I think you misunderstood the point I was making (or, apologies, I wasn’t clear). I wasn’t advocating terrorism. I was pointing out that the sufferagist movement was sometimes labelled as “terrorists” by the press not that they were actually terrorists. I was trying to draw comparisons between the way they were described and the way that (fairly moderate) environmentalists are labelled today. (Though I do think that the Irish republican movement has also made big gains and it’s likely we’ll see a united Ireland at some stage.)
I don’t think it was World War I that enabled social change in Western Europe (that’s a nice story told by the establishment to create the illusion that the upper and lower classes were all in it together). It was the fear of the spread of Bolshevism. We saw this repeated after 1945.
My personal view about political/societal change is that direct action eventually forces longer-term political change. Voting in a parliamentary election is little more than entertainment (and, of course, distraction).

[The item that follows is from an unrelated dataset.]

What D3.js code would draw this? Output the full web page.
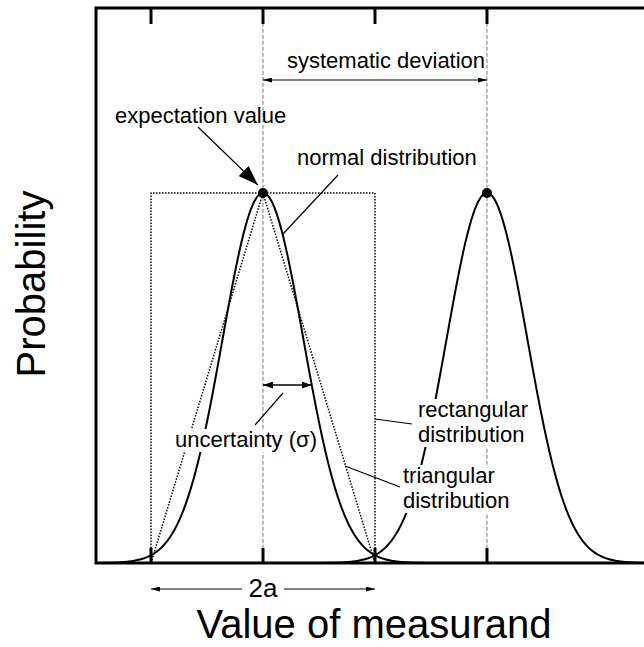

The BIG recent social gains in the UK (and likely Western Europe) happened after World War 2. The ruling classes were terrified of growing Soviet support and “allowed” concessions like the NHS and a large welfare state. The last 50 years have seen the slow reversal of those big gains.
To me it looks like most social and political change in the UK has come about as a consequence of fear of revolutions abroad (French and Russian primarily).
Day-to-day social change comes about as coordinated direct action though. Look at the successes of the LBTQ+ movement over the last 50 years and the profound progressive impact its had. You could probably say the same about animal wellfare.
I think environmental change will happen as a mix of direct action and some catastrophes that directly affect UK and Western countries. What IS a major factor preventing positive change is the billionaire-owned media that undeniably influences how ordinary people think and behave.